The full text of Tony Blair's speech to the European Research Institute

Friday November 23, 2001 is at:-

http://politics.guardian.co.uk/euro/story/0,9061,604413,00.html



This shows expert news managment. While hardly mentioning the euro, Blair
attacks the political or constitutional reasons for staying out of Europe,
especially those of the weak Conservative opposition. He is thereby able to
conduct background propaganda without explicitly stating much about the
euro itself, which is being reduced to a technical discussion about
economic convergence.

Meanwhile the government is interested in the fact that there will be 40
million trips next year by people from Britain to countries using the euor.

Blair is clearly also convinced of the model he is promoting.


The institute is a tribute to lateral thinking. It reaches out across
different disciplines and beyond the academic study of European Union
institutions.

That kind of thinking is vital for Britain and for Europe in the twenty
first century. The instability of the world today makes a successful
Europe more necessary than ever. The aftermath of 11 September
demonstrates the power and importance of nations working together not in
isolation.

While Blair is fully signed up to the economic role of capital, this theme of cooperation, is broadly progressive in global politics.


We vacated a decisive role in shaping the single currency, its timing, the
Maastricht convergence criteria and the European Central Bank.



The greatest disservice any British leader could do to the British people
today is to seek to perpetuate those illusions. There are those who would
do so. But who can credit the international vision of those who offer the
alternative of what they still call, bizarrely, the "new" Commonwealth?
Who on earth can really believe fantasies about Britain becoming a
"nuclear Switzerland" or the "Hong Kong of the Channel"?

If this dismal history teaches us one clear lesson, it is this: the EU has
succeeded and will succeed.



We cannot allow 21st century criminals the benefit of 19th century
national police and justice systems.



And Europe is in Britain's international security interest.
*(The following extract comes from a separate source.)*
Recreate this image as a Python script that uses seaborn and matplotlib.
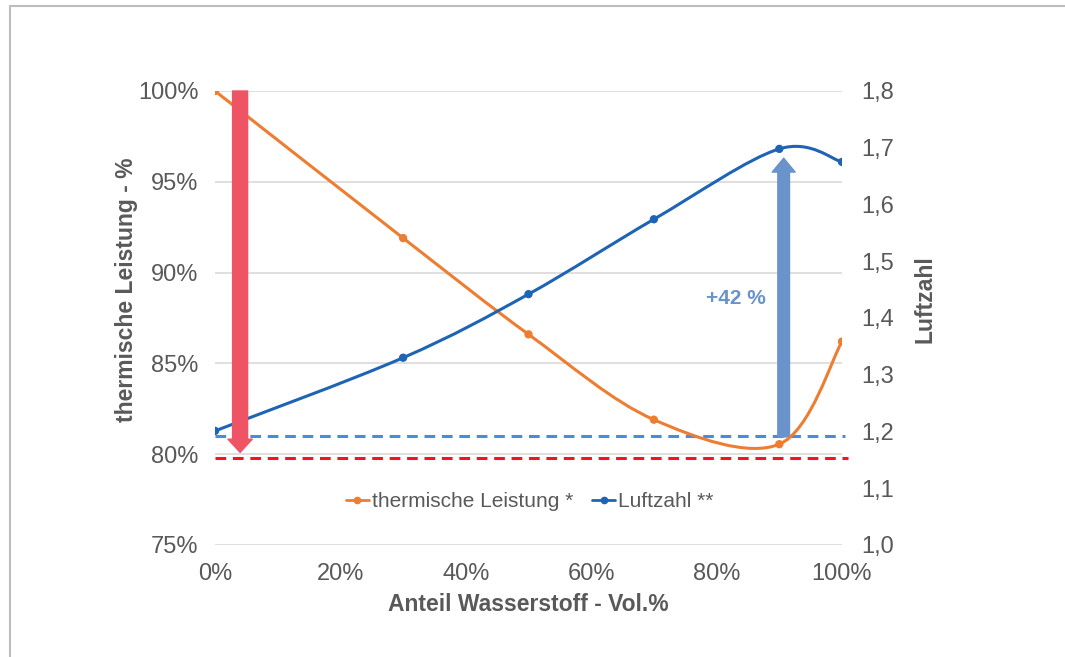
import numpy as np
import matplotlib
matplotlib.use("Agg")
import matplotlib.pyplot as plt
import seaborn as sns
from matplotlib.path import Path
from matplotlib.patches import PathPatch
from matplotlib.lines import Line2D
from matplotlib.ticker import FuncFormatter

# ===== DATA =====
h2_share = [0, 30, 50, 70, 90, 100]  # Anteil Wasserstoff - Vol.%
thermal_power = [100.0, 91.9, 86.6, 81.9, 80.55, 86.2]  # thermische Leistung - %
air_ratio = [1.201, 1.330, 1.442, 1.574, 1.698, 1.675]  # Luftzahl

left_ticks = [75, 80, 85, 90, 95, 100]
right_ticks = [1.0, 1.1, 1.2, 1.3, 1.4, 1.5, 1.6, 1.7, 1.8]
x_ticks = [0, 20, 40, 60, 80, 100]

red_ref = 79.8  # red dashed reference (left axis)
blue_ref = 81.0  # blue dashed reference (left axis)
red_arrow = (4, 100.0, 80.1)  # x, start, end (left axis)
blue_arrow = (90.7, 80.95, 96.3)
label_42 = "+42 %"

ORANGE = "#ED7D31"
BLUE = "#1E64B4"
GREY = "#595959"

sns.set_style("white")
plt.rcParams["font.family"] = ["Liberation Sans", "DejaVu Sans"]


def smooth_path(xs, ys):
    """Excel-like smoothed line: Catmull-Rom segments as cubic Bezier."""
    pts = np.column_stack([xs, ys]).astype(float)
    n = len(pts)
    verts = [pts[0]]
    codes = [Path.MOVETO]
    for i in range(n - 1):
        p0 = pts[i - 1] if i > 0 else pts[i]
        p1, p2 = pts[i], pts[i + 1]
        p3 = pts[i + 2] if i + 2 < n else pts[i + 1]
        verts += [p1 + (p2 - p0) / 6, p2 - (p3 - p1) / 6, p2]
        codes += [Path.CURVE4] * 3
    return Path(verts, codes)


fig = plt.figure(figsize=(10.65, 6.57), dpi=100)
ax = fig.add_axes([0.2019, 0.1705, 0.5887, 0.691])
ax2 = ax.twinx()

# grid
for v in left_ticks:
    ax.axhline(v, color="#D9D9D9", lw=1.2, zorder=0)

# reference lines
ax.plot([0, 100.5], [blue_ref, blue_ref], color="#4A8CD9", lw=2.2,
        dashes=(3.5, 2.2), zorder=1, clip_on=False)
ax.plot([0, 101], [red_ref, red_ref], color="#F5141E", lw=2.2,
        dashes=(3.5, 2.2), zorder=1, clip_on=False)

# blue arrow (under the orange curve)
ax.annotate("", xy=(blue_arrow[0], blue_arrow[2]), xytext=(blue_arrow[0], blue_arrow[1]),
            arrowprops=dict(arrowstyle="simple,head_length=1.0,head_width=1.65,tail_width=0.84",
                            mutation_scale=10, color="#6A93CB", shrinkA=0, shrinkB=0),
            zorder=2)
ax.text(83, 88.6, label_42, color="#6A93CB", fontsize=15, fontweight="bold",
        ha="center", va="center", zorder=2)

# orange series
ax.add_patch(PathPatch(smooth_path(h2_share, thermal_power), fill=False,
                       edgecolor=ORANGE, lw=2.2, zorder=3))
sns.scatterplot(x=h2_share, y=thermal_power, ax=ax, color=ORANGE, s=36,
                edgecolor="none", zorder=4, legend=False)

# blue series
ax2.add_patch(PathPatch(smooth_path(h2_share, air_ratio), fill=False,
                        edgecolor=BLUE, lw=2.2, zorder=3))
sns.scatterplot(x=h2_share, y=air_ratio, ax=ax2, color=BLUE, s=36,
                edgecolor="none", zorder=4, legend=False)

# red arrow on top
ax2.annotate("", xy=(red_arrow[0], red_arrow[2]), xytext=(red_arrow[0], red_arrow[1]),
             xycoords=ax.transData, textcoords=ax.transData,
             arrowprops=dict(arrowstyle="simple,head_length=0.95,head_width=1.75,tail_width=1.08",
                             mutation_scale=10, color="#EE5464", shrinkA=0, shrinkB=0),
             zorder=5)

ax.set_xlim(0, 100)
ax.set_ylim(75, 100)
ax2.set_ylim(1.0, 1.8)
ax.set_xticks(x_ticks)
ax.set_yticks(left_ticks)
ax2.set_yticks(right_ticks)
ax.xaxis.set_major_formatter(FuncFormatter(lambda v, p: f"{v:.0f}%"))
ax.yaxis.set_major_formatter(FuncFormatter(lambda v, p: f"{v:.0f}%"))
ax2.yaxis.set_major_formatter(FuncFormatter(lambda v, p: f"{v:.1f}".replace(".", ",")))

for a in (ax, ax2):
    for s in a.spines.values():
        s.set_visible(False)
    a.tick_params(length=0, labelsize=17, labelcolor=GREY)
ax.tick_params(axis="y", pad=12)
ax.tick_params(axis="x", pad=13)
ax2.tick_params(axis="y", pad=14)

ax.set_xlabel("Anteil Wasserstoff - Vol.%", fontsize=16.5, fontweight="bold",
              color=GREY, labelpad=6)
ax.set_ylabel("thermische Leistung - %", fontsize=16.5, fontweight="bold",
              color=GREY, labelpad=0)
ax2.set_ylabel("Luftzahl", fontsize=16.5, fontweight="bold", color=GREY,
               labelpad=14)
ax.yaxis.label.set_y(0.562)
ax2.yaxis.label.set_y(0.542)

handles = [
    Line2D([], [], color=ORANGE, lw=2, marker="o", markersize=4.5),
    Line2D([], [], color=BLUE, lw=2, marker="o", markersize=4.5),
]
leg = ax.legend(handles, ["thermische Leistung *", "Luftzahl **"], loc="center",
                bbox_to_anchor=(0.502, 0.095), ncol=2, frameon=False,
                fontsize=15, handlelength=1.1, handletextpad=0.15,
                columnspacing=0.9, labelcolor=GREY)

# outer frame (top and left edges)
fig.add_artist(Line2D([10 / 1065, 1], [1 - 6 / 657, 1 - 6 / 657],
                      transform=fig.transFigure, color="#BDBDBD", lw=1.5))
fig.add_artist(Line2D([10 / 1065, 10 / 1065], [0, 1 - 6 / 657],
                      transform=fig.transFigure, color="#BDBDBD", lw=1.5))

fig.savefig("out.png", dpi=100, facecolor="white")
The events of
11 September showed the vulnerability of our democratic way of life. No
single country, even one as powerful as the United States, can defend
those democratic values alone.



It is time for us to "adjust to the facts". Britain's future is in Europe.
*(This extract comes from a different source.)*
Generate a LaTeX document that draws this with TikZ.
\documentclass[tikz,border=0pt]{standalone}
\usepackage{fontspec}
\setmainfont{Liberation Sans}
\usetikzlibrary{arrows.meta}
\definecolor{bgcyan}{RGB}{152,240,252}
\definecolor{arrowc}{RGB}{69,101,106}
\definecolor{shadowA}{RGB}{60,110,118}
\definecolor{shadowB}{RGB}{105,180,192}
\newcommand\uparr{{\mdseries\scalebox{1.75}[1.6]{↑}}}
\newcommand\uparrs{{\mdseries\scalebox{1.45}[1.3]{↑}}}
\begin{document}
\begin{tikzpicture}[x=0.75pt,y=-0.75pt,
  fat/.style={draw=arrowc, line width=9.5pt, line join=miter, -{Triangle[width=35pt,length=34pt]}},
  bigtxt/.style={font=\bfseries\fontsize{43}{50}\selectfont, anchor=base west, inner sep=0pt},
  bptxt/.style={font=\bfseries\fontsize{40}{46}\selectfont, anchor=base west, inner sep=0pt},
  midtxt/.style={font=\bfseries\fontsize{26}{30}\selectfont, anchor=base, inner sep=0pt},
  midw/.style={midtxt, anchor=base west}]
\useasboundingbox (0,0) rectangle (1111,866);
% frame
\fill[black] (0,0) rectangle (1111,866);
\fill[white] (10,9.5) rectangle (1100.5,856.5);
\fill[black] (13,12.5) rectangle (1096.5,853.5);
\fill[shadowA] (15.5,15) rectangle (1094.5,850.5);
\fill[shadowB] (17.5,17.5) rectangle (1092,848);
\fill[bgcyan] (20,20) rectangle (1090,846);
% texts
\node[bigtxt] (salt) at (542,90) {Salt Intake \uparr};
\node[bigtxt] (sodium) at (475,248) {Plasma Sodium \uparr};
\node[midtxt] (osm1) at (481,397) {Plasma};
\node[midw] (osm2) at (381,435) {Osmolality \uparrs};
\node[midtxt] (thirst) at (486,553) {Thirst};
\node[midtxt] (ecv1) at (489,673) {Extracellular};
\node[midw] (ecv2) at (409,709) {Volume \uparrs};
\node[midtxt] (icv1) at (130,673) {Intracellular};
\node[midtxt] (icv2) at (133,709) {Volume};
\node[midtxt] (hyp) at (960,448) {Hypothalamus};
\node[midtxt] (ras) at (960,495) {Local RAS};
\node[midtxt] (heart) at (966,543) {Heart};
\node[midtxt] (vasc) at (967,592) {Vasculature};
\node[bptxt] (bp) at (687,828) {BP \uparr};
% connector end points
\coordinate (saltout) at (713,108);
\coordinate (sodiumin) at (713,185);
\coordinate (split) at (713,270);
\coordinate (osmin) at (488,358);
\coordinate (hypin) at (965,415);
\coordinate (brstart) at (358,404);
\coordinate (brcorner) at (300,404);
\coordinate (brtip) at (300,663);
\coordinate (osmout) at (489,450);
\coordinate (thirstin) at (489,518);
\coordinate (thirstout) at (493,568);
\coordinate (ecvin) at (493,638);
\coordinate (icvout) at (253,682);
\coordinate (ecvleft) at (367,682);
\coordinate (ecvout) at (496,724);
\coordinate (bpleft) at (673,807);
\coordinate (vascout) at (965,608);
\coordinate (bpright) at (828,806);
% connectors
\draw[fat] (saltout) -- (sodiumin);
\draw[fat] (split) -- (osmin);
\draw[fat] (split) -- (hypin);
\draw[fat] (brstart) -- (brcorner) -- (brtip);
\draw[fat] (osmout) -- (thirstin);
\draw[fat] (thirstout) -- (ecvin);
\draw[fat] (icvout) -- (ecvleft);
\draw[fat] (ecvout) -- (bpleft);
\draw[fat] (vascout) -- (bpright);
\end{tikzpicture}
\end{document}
So as Japan teeters inescapably into China's orbit in a 1.8 billion east
Asian free trade area, so Blair is spending his political capital on taking
Britain into Euroland.

These concentrations of economic and state power are progressive steps
towards a united states of the world.

It will help to demystify what are the politics and the economics of that
world state.

And just in case some believe from a narrow interpretation of marxism that
the only road to revolution lies through the nation state, that stickler
for Marxism, Lenin, wrote in 1914 "From their daily experience the masses
know perfectly well the value of geographical ties and the advantage of a
big market and a big state."

Blair is calculating that he has the tactical skills and the authority to
win the electorate over to accepting the economic unification of Britain
with Euroland.

Within a decade we could see three great centres of capitalist
concentration: Europe, the USA, and China.

Blair is vain enough to think he has a part to play in these world
historical events. Probably he does.